Fig 2Global distribution of all 562 RABV full-genome sequences according to the results of AP clustering.
The width of a pie chart is representing the total number of sequences from a specific country. Forty-six newly generated sequences from previously underrepresented areas in the Near East, Europe, Southern America and Africa were included in this study. The allocation to the AP clusters, i.e. New World cluster (blue), Arctic/Arctic-like (grey), Cosmopolitan (red), and Asian (green) is indicated. The nomenclature of AP clusters was based on previously assigned names. Samples from the previously described Indian subcontinent are highlighted with a red circle (Cosmopolitan sequences), and a green circle (Asian sequences).
Fig 3Condensed phylogenetic neighbor joining tree of 562 full genome RABV sequences based on the Tamura-3-parameter evolution model as implemented in Mega 6.
Compression is conducted so that a condensed branch only contained sequences of one defined AP cluster. The allocation to the AP clusters, i.e. New World cluster (blue), Arctic/Arctic-like (grey), Cosmopolitan (red), and Asian (green) is indicated.

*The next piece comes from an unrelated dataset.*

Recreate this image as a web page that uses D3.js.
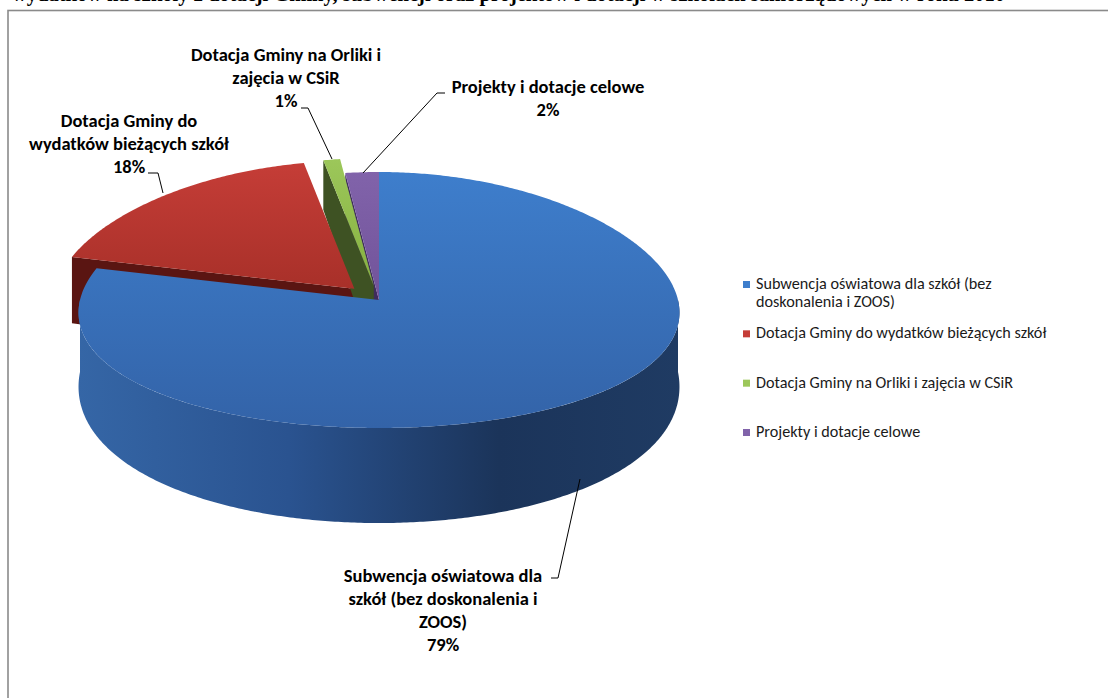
<!DOCTYPE html>
<html>
<head>
<meta charset="utf-8">
<script src="https://cdn.jsdelivr.net/npm/d3@7"></script>
<style>
  body { margin: 0; background: #fff; }
  svg { display: block; }
</style>
</head>
<body>
<svg id="chart" width="1108" height="698"></svg>
<script>
// chart data
const categories = [
  'Subwencja oświatowa dla szkół (bez doskonalenia i ZOOS)',
  'Dotacja Gminy do wydatków bieżących szkół',
  'Dotacja Gminy na Orliki i zajęcia w CSiR',
  'Projekty i dotacje celowe'
];
const shares = [79, 18, 1, 2];
const labelLines = [
  ['Subwencja oświatowa dla', 'szkół (bez doskonalenia i', 'ZOOS)'],
  ['Dotacja Gminy do', 'wydatków bieżących szkół'],
  ['Dotacja Gminy na Orliki i', 'zajęcia w CSiR'],
  ['Projekty i dotacje celowe']
];
const legendLines = [
  ['Subwencja oświatowa dla szkół (bez', 'doskonalenia i ZOOS)'],
  ['Dotacja Gminy do wydatków bieżących szkół'],
  ['Dotacja Gminy na Orliki i zajęcia w CSiR'],
  ['Projekty i dotacje celowe']
];
const titleText = 'wydatków na szkoły z dotacji Gminy, subwencji oraz projektów i dotacji w szkołach samorządowych w roku 2010';

// styling / layout
const topColors  = [['#3e7ecc', '#3363a8'], ['#c53d37', '#a83029'], ['#9cc75a', '#86b040'], ['#8163aa', '#71539a']];
const faceColors = ['#24477c', '#5a1512', '#3e5223', '#3f2c5e'];
const explode = [0, 36, 33, 0];               // pixels along the slice middle
const sideOrder = [3, 1, 2, 0];                // back to front
// fake perspective: the back is a bit narrower and thinner than the front
const pie3d = { cx: 379, cy: 300, rx: 299, ry: 128, depth: 72, persp: 0.32, perspX: 0.1 };
// label block anchors (centre x, first baseline) and leader polylines
const labelPos = [[443, 582], [129, 127], [286, 61], [548, 93]];
const leaders = [
  [[551, 578], [558, 578], [580, 479]],
  [[148, 173], [158, 173], [163, 193]],
  [[301, 108], [308, 108], [332, 159]],
  [[445, 93], [437, 93], [363, 173]]
];
const lineGap = 23;

const svg = d3.select('#chart');
const defs = svg.append('defs');

// cut-off title line at the very top of the page
svg.append('text')
  .attr('x', 12).attr('y', 1)
  .attr('font-family', '"Liberation Serif", "Times New Roman", serif')
  .attr('font-weight', 'bold')
  .attr('font-size', 20.5)
  .attr('fill', '#000')
  .text(titleText);

// chart frame (runs off the right and bottom)
svg.append('rect')
  .attr('x', 8).attr('y', 10.5)
  .attr('width', 1200).attr('height', 800)
  .attr('fill', '#fff')
  .attr('stroke', '#8a8a8a')
  .attr('stroke-width', 1.6);

// gradients
topColors.forEach((c, i) => {
  const g = defs.append('linearGradient').attr('id', 'top' + i)
    .attr('x1', 0).attr('y1', 0).attr('x2', 0).attr('y2', 1);
  g.append('stop').attr('offset', '0%').attr('stop-color', c[0]);
  g.append('stop').attr('offset', '100%').attr('stop-color', c[1]);
});
const sideGrad = defs.append('linearGradient').attr('id', 'blueSide')
  .attr('x1', 0).attr('y1', 0).attr('x2', 1).attr('y2', 0);
[['0%', '#3566a6'], ['35%', '#2a5390'], ['70%', '#1b345a'], ['100%', '#1f3b63']]
  .forEach(s => sideGrad.append('stop').attr('offset', s[0]).attr('stop-color', s[1]));

const arcs = d3.pie().sort(null).startAngle(0).endAngle(2 * Math.PI)(shares);

// offset of an exploded slice
function offsetOf(i) {
  const mid = (arcs[i].startAngle + arcs[i].endAngle) / 2;
  return [explode[i] * Math.sin(mid), -explode[i] * Math.cos(mid) * pie3d.ry / pie3d.rx];
}
function pt(angle, r, z, off) {
  const v = -r * Math.cos(angle);               // -1 back .. +1 front
  const zz = z ? pie3d.depth * (1 + pie3d.persp * v) : 0;
  return [pie3d.cx + off[0] + r * pie3d.rx * Math.sin(angle) * (1 + pie3d.perspX * v),
          pie3d.cy + off[1] + v * pie3d.ry + zz];
}
function arcPoints(a0, a1, z, off) {
  const n = Math.max(2, Math.ceil(Math.abs(a1 - a0) / 0.01));
  return d3.range(n + 1).map(k => pt(a0 + (a1 - a0) * k / n, 1, z, off));
}
const line = d3.line();

const sideLayer = svg.append('g');
const topLayer = svg.append('g');

sideOrder.forEach(i => {
  const d = arcs[i], off = offsetOf(i);
  const g = sideLayer.append('g');
  // radial faces that look towards the viewer
  [[d.startAngle, -Math.sin(d.startAngle)], [d.endAngle, Math.sin(d.endAngle)]].forEach(([a, facing]) => {
    if (facing <= 0.001) return;
    g.append('path')
      .attr('d', line([pt(a, 0, 0, off), pt(a, 1, 0, off), pt(a, 1, 1, off), pt(a, 0, 1, off)]) + 'Z')
      .attr('fill', faceColors[i]);
  });
  // outer wall, front half only
  const b0 = Math.max(d.startAngle, Math.PI / 2), b1 = Math.min(d.endAngle, 3 * Math.PI / 2);
  if (b1 > b0) {
    const pts = arcPoints(b0, b1, 0, off).concat(arcPoints(b1, b0, 1, off));
    g.append('path')
      .attr('d', line(pts) + 'Z')
      .attr('fill', i === 0 ? 'url(#blueSide)' : faceColors[i]);
  }
});

arcs.forEach((d, i) => {
  const off = offsetOf(i);
  const pts = [pt(0, 0, 0, off)].concat(arcPoints(d.startAngle, d.endAngle, 0, off));
  topLayer.append('path')
    .attr('d', line(pts) + 'Z')
    .attr('fill', `url(#top${i})`);
});

// leader lines
svg.append('g').selectAll('path')
  .data(leaders)
  .join('path')
    .attr('d', d => line(d))
    .attr('fill', 'none')
    .attr('stroke', '#000')
    .attr('stroke-width', 1);

// data labels
const pct = d3.format('.0%');
const labels = svg.append('g')
  .attr('font-family', 'Carlito, Calibri, Lato, sans-serif')
  .attr('font-weight', 'bold')
  .attr('font-size', 18.5)
  .attr('fill', '#000')
  .attr('text-anchor', 'middle');
shares.forEach((v, i) => {
  const lines = labelLines[i].concat([pct(v / d3.sum(shares))]);
  const t = labels.append('text');
  lines.forEach((s, k) => {
    t.append('tspan')
      .attr('x', labelPos[i][0])
      .attr('y', labelPos[i][1] + k * lineGap)
      .text(s);
  });
});

// legend
const legendY = d3.scaleLinear().domain([0, categories.length - 1]).range([285, 433]);
const legend = svg.append('g')
  .attr('font-family', 'Carlito, Calibri, Lato, sans-serif')
  .attr('font-size', 16.2)
  .attr('fill', '#1a1a1a');
categories.forEach((c, i) => {
  const y = legendY(i);
  legend.append('rect')
    .attr('x', 743).attr('y', y - 4)
    .attr('width', 7).attr('height', 7)
    .attr('fill', topColors[i][0]);
  const t = legend.append('text').attr('dominant-baseline', 'middle');
  legendLines[i].forEach((s, k) => {
    t.append('tspan').attr('x', 756).attr('y', y + k * 18).text(s);
  });
});
</script>
</body>
</html>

Branches highlighted contain sequences from the Africa-2 lineage (*) and the Indian subcontinent (**).
Similarities in % of the four cluster exemplars to the Asian and Cosmopolitan cluster, additionally similarities from sequences from Indian subcontinent (N = 6) to both Asian and Cosmopolitan cluster exemplars.
| Exemplars and individual sequences | Exemplar | Exemplar | Exemplar | Exemplar |
|---|---|---|---|---|
| Exemplar Cosmopolitan | 100% | 85.22% | 82.80% | 87.74% |
| Exemplar Asian | 85.22% | 100% | 83.40% | 84.50% |
| Exemplar Arctic | 87.74% | 84.50% | 82.37% | 100% |
| Exemplar New World | 82.80% | 83.40% | 100% | 82.37% |
| KX148108_Nepal_2011 | 85.15% | 84.86% | 83.16% | 84.86% |
| KX148245_Nepal_2009 | 85.02% | 84.75% | 83.08% | 84.78% |
| KX148246_India_1997 | 84.97% | 85.21% | 83.15% | 84.37% |
| AB569299_Sri Lanka_human_2008 | 84.67% | 85.10% | 83.06% | 84.36% |
| AB635373_Sri Lanka_cat_2009 | 84.53% | 84.88% | 82.95% | 84.19% |
| KF154999_United Kingdom_dog_2008 | 84.80% | 85.09% | 83.18% | 84.44% |
Fig 4Graphical display of AP clusters over the range of input parameters for G-gene sequences (extracted from full genome sequences, S1 Table) and additional sequences from Nepal (N = 9) and Sri Lanka (N = 49) (S2 Table).
G-gene analysis supported the existence of a fifth AP cluster as well as an additionally increased adjacent plateau. As the length of two cluster plateau cannot be defined, it is shaded in gray.
Fig 5A) Phylogenetic neighbor joining tree of 21 full genome lyssavirus sequences (only lyssavirus species with at least 3 divergent and complete full genome sequences available were used) based on the Tamura-3-parameter evolution model as implemented in Mega6. Bootstrap values (500 iterations) are indicated next to the branches. B) Graphical display of AP clusters over the range of input parameters for the 21 sequences. The largest plateau was seven AP clusters (highlighted). As the length of two cluster plateau cannot be defined, it is shaded in gray.